Fiction, labeled as fiction, can be every bit as powerful as good journalism for stirring the imagination and mobilizing support.  In yesterday’s post, I cited Harriet Beecher Stowe’s Uncle Tom’s Cabin as example, but obviously there are many many more.  Philip Cohen (at Family Inequality) identifies Upton Sinclair’s The Jungle, which was instrumental in promoting regulation of the meat industry.  (To my knowledge, even the libertarians support keeping meat inspection as a federal responsibility.)

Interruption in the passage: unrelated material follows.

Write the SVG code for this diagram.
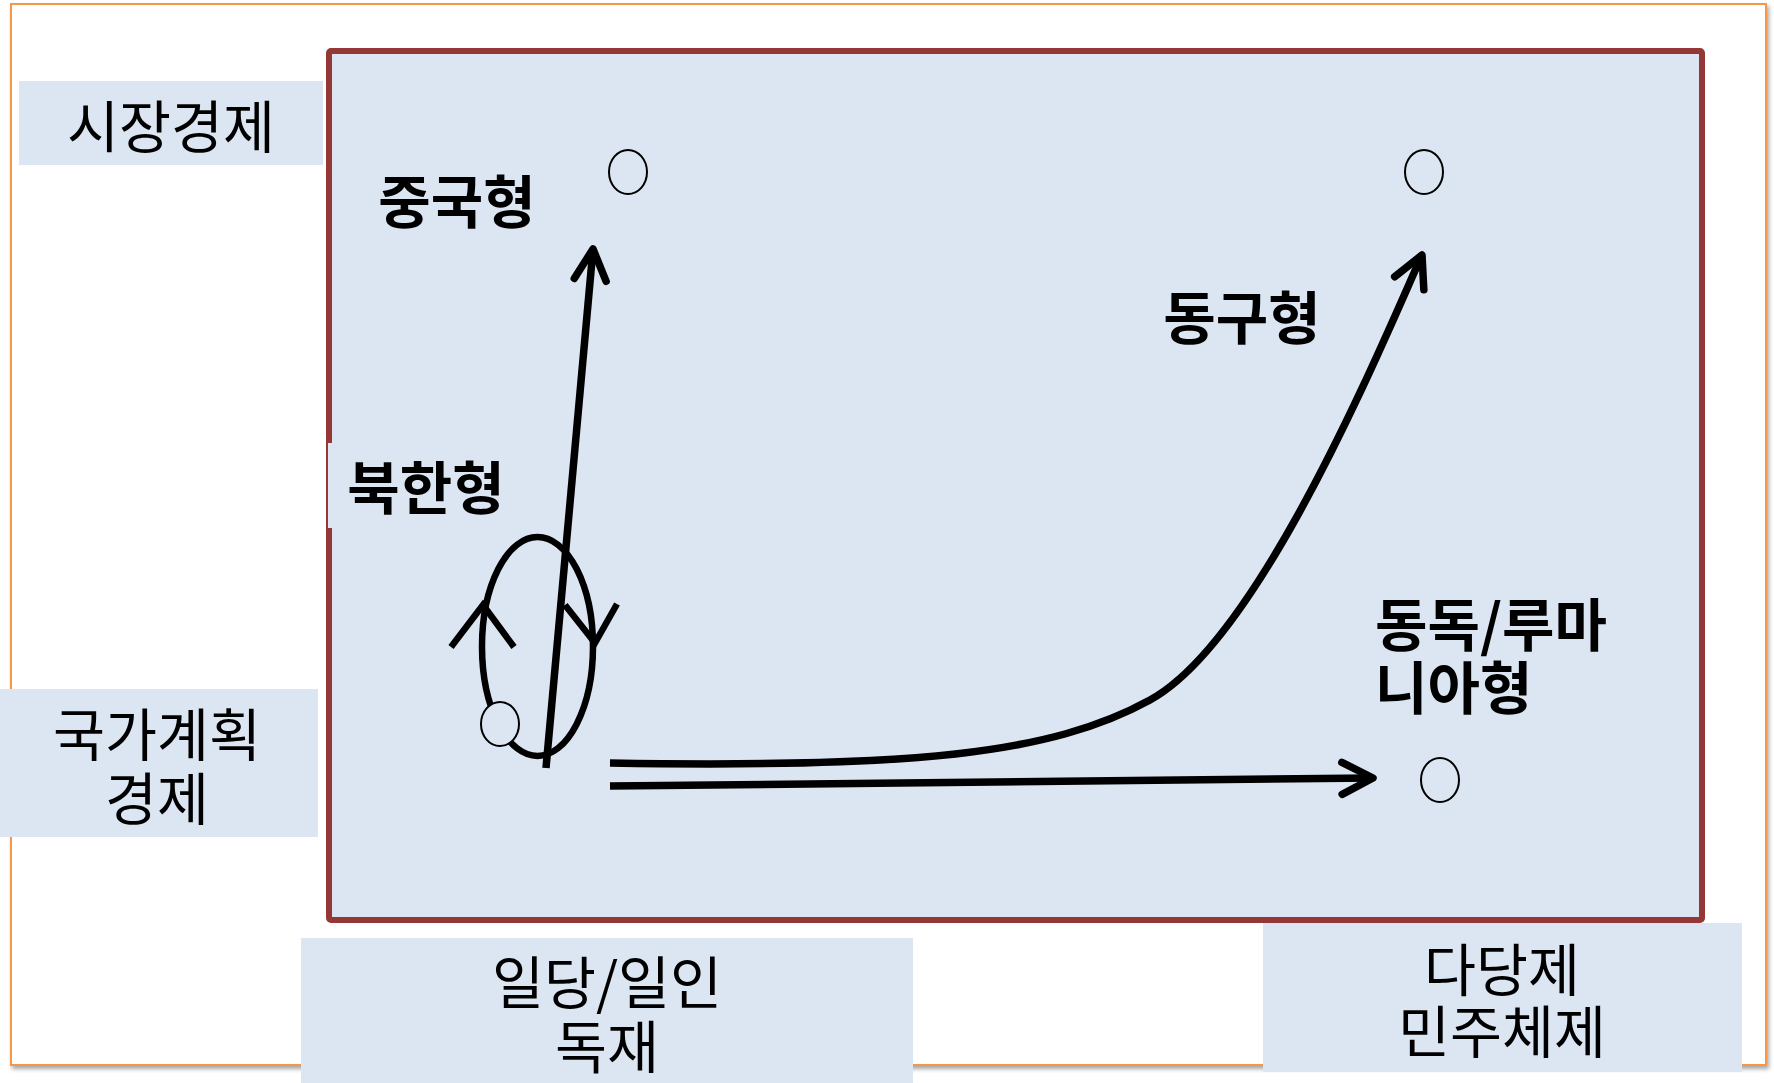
<svg xmlns="http://www.w3.org/2000/svg" width="1774" height="1083" viewBox="0 0 1774 1083">
  <defs>
    <style>
      .axis { fill: #DCE6F2; }
      .axt { font-family: "Noto Sans CJK KR", "Noto Sans", sans-serif; font-size: 56.5px; fill: #000; text-anchor: middle; }
      .typ { font-family: "Noto Sans CJK KR", "Noto Sans", sans-serif; font-size: 57px; font-weight: bold; fill: #000; }
      .pt { fill: #DCE6F2; stroke: #000; stroke-width: 2; }
      .ln { fill: none; stroke: #000; stroke-width: 7.5; stroke-linecap: butt; }
      .cyc { fill: none; stroke: #000; stroke-width: 6.5; }
    </style>
    <filter id="shadow" x="-5%" y="-5%" width="110%" height="110%">
      <feDropShadow dx="2" dy="3" stdDeviation="2" flood-color="#000" flood-opacity="0.35"/>
    </filter>
    <marker id="chev" markerUnits="userSpaceOnUse" viewBox="-40 -22 48 44" refX="0" refY="0" markerWidth="48" markerHeight="44" orient="auto" overflow="visible">
      <path d="M-31,-16 L0,0 L-31,16" fill="none" stroke="#000" stroke-width="7.5" stroke-linecap="round" stroke-linejoin="round"/>
    </marker>
  </defs>

  <rect x="0" y="0" width="1774" height="1083" fill="#fff"/>

  <g id="frame">
    <rect x="11" y="4" width="1755" height="1061" fill="#fff" stroke="#F79646" stroke-width="2" filter="url(#shadow)"/>
  </g>

  <g id="plot">
    <rect x="329" y="51" width="1373" height="869" rx="2" fill="#DCE6F2" stroke="#953735" stroke-width="6"/>
  </g>

  <g id="axis-market">
    <rect class="axis" x="19" y="81" width="304" height="84"/>
    <text class="axt" x="171" y="148">시장경제</text>
  </g>
  <g id="axis-planned">
    <rect class="axis" x="0" y="689" width="318" height="148"/>
    <text class="axt" x="157" y="756">국가계획</text>
    <text class="axt" x="157" y="820">경제</text>
  </g>
  <g id="axis-dictatorship">
    <rect class="axis" x="301" y="938" width="612" height="145"/>
    <text class="axt" x="607" y="1004">일당/일인</text>
    <text class="axt" x="607" y="1068">독재</text>
  </g>
  <g id="axis-democracy">
    <rect class="axis" x="1263" y="923" width="479" height="149"/>
    <text class="axt" x="1502" y="991">다당제</text>
    <text class="axt" x="1502" y="1053">민주체제</text>
  </g>

  <g id="label-nk">
    <rect x="328" y="443" width="190" height="85" fill="#DCE6F2"/>
    <text class="typ" x="426" y="509" text-anchor="middle">북한형</text>
  </g>
  <g id="label-china">
    <text class="typ" x="457" y="223" text-anchor="middle">중국형</text>
  </g>
  <g id="label-eastern">
    <text class="typ" x="1242" y="339" text-anchor="middle">동구형</text>
  </g>
  <g id="label-gdr">
    <text class="typ" x="1375" y="646">동독/루마</text>
    <text class="typ" x="1375" y="709">니아형</text>
  </g>

  <g id="connectors">
    <ellipse class="cyc" cx="537.5" cy="646.5" rx="55.5" ry="109.5"/>
    <polyline class="cyc" points="451,647 483,605 514,647"/>
    <polyline class="cyc" points="565,605 595,643 617,604"/>
    <path class="ln" d="M546,768 L593,249" marker-end="url(#chev)"/>
    <path class="ln" d="M610,786 L1373,778" marker-end="url(#chev)"/>
    <path class="ln" d="M610,763 C911,768 1050,755 1150,700 C1260,640 1381,346 1422,255" marker-end="url(#chev)"/>
  </g>

  <g id="point-nk"><ellipse class="pt" cx="500" cy="724" rx="19" ry="22"/></g>
  <g id="point-china"><ellipse class="pt" cx="628" cy="172" rx="19" ry="22"/></g>
  <g id="point-eastern"><ellipse class="pt" cx="1424" cy="172" rx="19" ry="22"/></g>
  <g id="point-gdr"><ellipse class="pt" cx="1440" cy="780" rx="19" ry="22"/></g>
</svg>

Peter Weir’s Gallipoli is the most powerful antiwar statement I’ve ever seen, but it was no documentary.  The screenwriter, David Williamson, invented two sprinters (Mel Gibson and Mark Lee) and made them messengers at the British siege.

George Orwell, who wrote polemics and journalism as well, is best known today for his anti-totalitarian fiction, most notably 1984 and Animal Farm.

I wonder if a work of fiction requires a higher level of artistry and execution to be a powerful mobilizer.

Probably not.

My Congressman, John Campbell (R) reports that he gives copies of Ayn Rand’s Atlas Shrugged to departing interns, and that Rand’s rather artless novels were the inspiration for Rep. Paul Ryan’s (R-Wisconsin) political career.  Rand’s fiction was obviously an effective conduit for her ideas.

You can list your favorites.

In the meantime, call it a novel or fantasy or allegory if it’s moral truth, rather than factual accuracy, that you’re after.